Dataset extract –
--------------------

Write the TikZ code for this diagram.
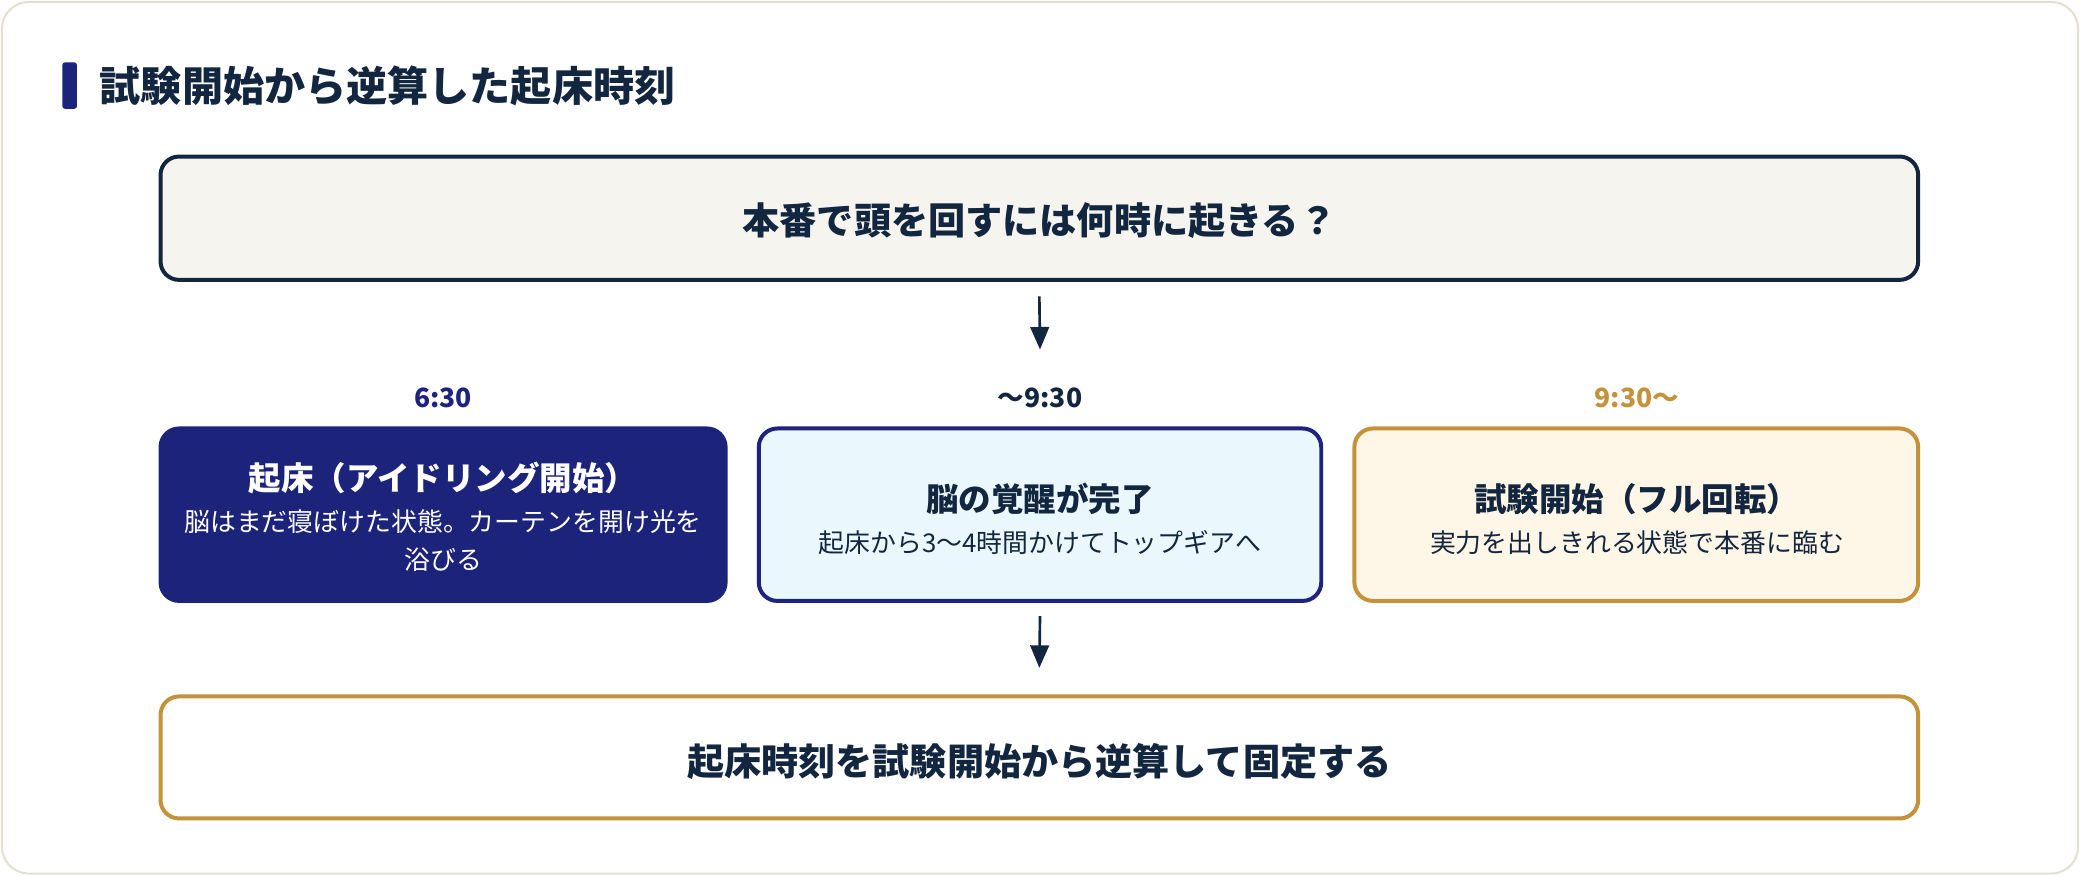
\documentclass[tikz,border=0pt]{standalone}
\usepackage{fontspec}
\setmainfont{Noto Sans CJK JP}
\usetikzlibrary{arrows.meta,calc}
\definecolor{ink}{HTML}{13263F}
\definecolor{navy}{HTML}{1C237B}
\definecolor{navyline}{HTML}{1E2380}
\definecolor{gold}{HTML}{C4923A}
\definecolor{cardline}{HTML}{E3E0D3}
\definecolor{topfill}{HTML}{F5F4EF}
\definecolor{cyanfill}{HTML}{EAF8FD}
\definecolor{creamfill}{HTML}{FEF6E6}
\tikzset{
  box/.style={rectangle, rounded corners=14pt, line width=3pt, inner sep=0pt},
  bigtxt/.style={font=\bfseries\fontsize{28}{34}\selectfont, text=ink, inner sep=0pt},
  headtxt/.style={font=\bfseries\fontsize{24.5}{30}\selectfont, inner sep=0pt},
  subtxt/.style={font=\fontsize{19.5}{29}\selectfont, inner sep=0pt},
  timetxt/.style={font=\bfseries\fontsize{20}{24}\selectfont, inner sep=0pt},
  arr/.style={line width=2pt, draw=ink, -{Triangle[length=17pt,width=14pt]}, shorten >=0pt}
}
\begin{document}
\begin{tikzpicture}[x=1pt,y=-1pt]
\useasboundingbox (0,0) rectangle (1568,660);
\draw[cardline, line width=1.5pt, fill=white, rounded corners=20pt] (1.5,1.5) rectangle (1566.5,658.5);
% title
\fill[navy, rounded corners=2pt] (47,47) rectangle (58,82);
\node[anchor=west, font=\bfseries\fontsize{31}{36}\selectfont, text=ink, inner sep=0pt] (title) at (75,65) {試験開始から逆算した起床時刻};
% top question
\node[box, draw=ink, fill=topfill, minimum width=1325pt, minimum height=93pt] (top) at (783.5,164.5) {};
\node[bigtxt] (toptxt) at (783.5,166) {本番で頭を回すには何時に起きる？};
% three stage boxes
\node[box, draw=navy, fill=navy, minimum width=426pt, minimum height=130pt] (wake) at (334,388) {};
\node[box, draw=navyline, fill=cyanfill, minimum width=424pt, minimum height=130pt] (mid) at (784,388) {};
\node[box, draw=gold, fill=creamfill, minimum width=425pt, minimum height=130pt] (exam) at (1233.5,388) {};
% time labels
\node[timetxt, text=navyline] (t1) at (334,300) {6:30};
\node[timetxt, text=ink] (t2) at (784,300) {〜9:30};
\node[timetxt, text=gold] (t3) at (1234,300) {9:30〜};
% box texts
\node[headtxt, text=white] (wakeh) at (334,360) {起床（アイドリング開始）};
\node[subtxt, text=white] (wakes1) at (334,393) {脳はまだ寝ぼけた状態。カーテンを開け光を};
\node[subtxt, text=white] (wakes2) at (334,422) {浴びる};
\node[headtxt, text=ink] (midh) at (784,376) {脳の覚醒が完了};
\node[subtxt, text=ink] (mids) at (784,409) {起床から3〜4時間かけてトップギアへ};
\node[headtxt, text=ink] (examh) at (1234,376) {試験開始（フル回転）};
\node[subtxt, text=ink] (exams) at (1234,409) {実力を出しきれる状態で本番に臨む};
% bottom conclusion
\node[box, draw=gold, fill=white, minimum width=1325pt, minimum height=92pt] (bot) at (783.5,571) {};
\node[bigtxt] (bottxt) at (783.5,574) {起床時刻を試験開始から逆算して固定する};
% arrows
\draw[arr] ($(top.south)+(0,11)$) -- ($(mid.north)+(0,-58)$);
\draw[arr] ($(mid.south)+(0,10)$) -- ($(bot.north)+(0,-20)$);
\end{tikzpicture}
\end{document}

--------------------

Task instructions – Copy the whole listing above word for word but do not carry over the pictures.

Expected output –
Write the TikZ code for this diagram.
\documentclass[tikz,border=0pt]{standalone}
\usepackage{fontspec}
\setmainfont{Noto Sans CJK JP}
\usetikzlibrary{arrows.meta,calc}
\definecolor{ink}{HTML}{13263F}
\definecolor{navy}{HTML}{1C237B}
\definecolor{navyline}{HTML}{1E2380}
\definecolor{gold}{HTML}{C4923A}
\definecolor{cardline}{HTML}{E3E0D3}
\definecolor{topfill}{HTML}{F5F4EF}
\definecolor{cyanfill}{HTML}{EAF8FD}
\definecolor{creamfill}{HTML}{FEF6E6}
\tikzset{
  box/.style={rectangle, rounded corners=14pt, line width=3pt, inner sep=0pt},
  bigtxt/.style={font=\bfseries\fontsize{28}{34}\selectfont, text=ink, inner sep=0pt},
  headtxt/.style={font=\bfseries\fontsize{24.5}{30}\selectfont, inner sep=0pt},
  subtxt/.style={font=\fontsize{19.5}{29}\selectfont, inner sep=0pt},
  timetxt/.style={font=\bfseries\fontsize{20}{24}\selectfont, inner sep=0pt},
  arr/.style={line width=2pt, draw=ink, -{Triangle[length=17pt,width=14pt]}, shorten >=0pt}
}
\begin{document}
\begin{tikzpicture}[x=1pt,y=-1pt]
\useasboundingbox (0,0) rectangle (1568,660);
\draw[cardline, line width=1.5pt, fill=white, rounded corners=20pt] (1.5,1.5) rectangle (1566.5,658.5);
% title
\fill[navy, rounded corners=2pt] (47,47) rectangle (58,82);
\node[anchor=west, font=\bfseries\fontsize{31}{36}\selectfont, text=ink, inner sep=0pt] (title) at (75,65) {試験開始から逆算した起床時刻};
% top question
\node[box, draw=ink, fill=topfill, minimum width=1325pt, minimum height=93pt] (top) at (783.5,164.5) {};
\node[bigtxt] (toptxt) at (783.5,166) {本番で頭を回すには何時に起きる？};
% three stage boxes
\node[box, draw=navy, fill=navy, minimum width=426pt, minimum height=130pt] (wake) at (334,388) {};
\node[box, draw=navyline, fill=cyanfill, minimum width=424pt, minimum height=130pt] (mid) at (784,388) {};
\node[box, draw=gold, fill=creamfill, minimum width=425pt, minimum height=130pt] (exam) at (1233.5,388) {};
% time labels
\node[timetxt, text=navyline] (t1) at (334,300) {6:30};
\node[timetxt, text=ink] (t2) at (784,300) {〜9:30};
\node[timetxt, text=gold] (t3) at (1234,300) {9:30〜};
% box texts
\node[headtxt, text=white] (wakeh) at (334,360) {起床（アイドリング開始）};
\node[subtxt, text=white] (wakes1) at (334,393) {脳はまだ寝ぼけた状態。カーテンを開け光を};
\node[subtxt, text=white] (wakes2) at (334,422) {浴びる};
\node[headtxt, text=ink] (midh) at (784,376) {脳の覚醒が完了};
\node[subtxt, text=ink] (mids) at (784,409) {起床から3〜4時間かけてトップギアへ};
\node[headtxt, text=ink] (examh) at (1234,376) {試験開始（フル回転）};
\node[subtxt, text=ink] (exams) at (1234,409) {実力を出しきれる状態で本番に臨む};
% bottom conclusion
\node[box, draw=gold, fill=white, minimum width=1325pt, minimum height=92pt] (bot) at (783.5,571) {};
\node[bigtxt] (bottxt) at (783.5,574) {起床時刻を試験開始から逆算して固定する};
% arrows
\draw[arr] ($(top.south)+(0,11)$) -- ($(mid.north)+(0,-58)$);
\draw[arr] ($(mid.south)+(0,10)$) -- ($(bot.north)+(0,-20)$);
\end{tikzpicture}
\end{document}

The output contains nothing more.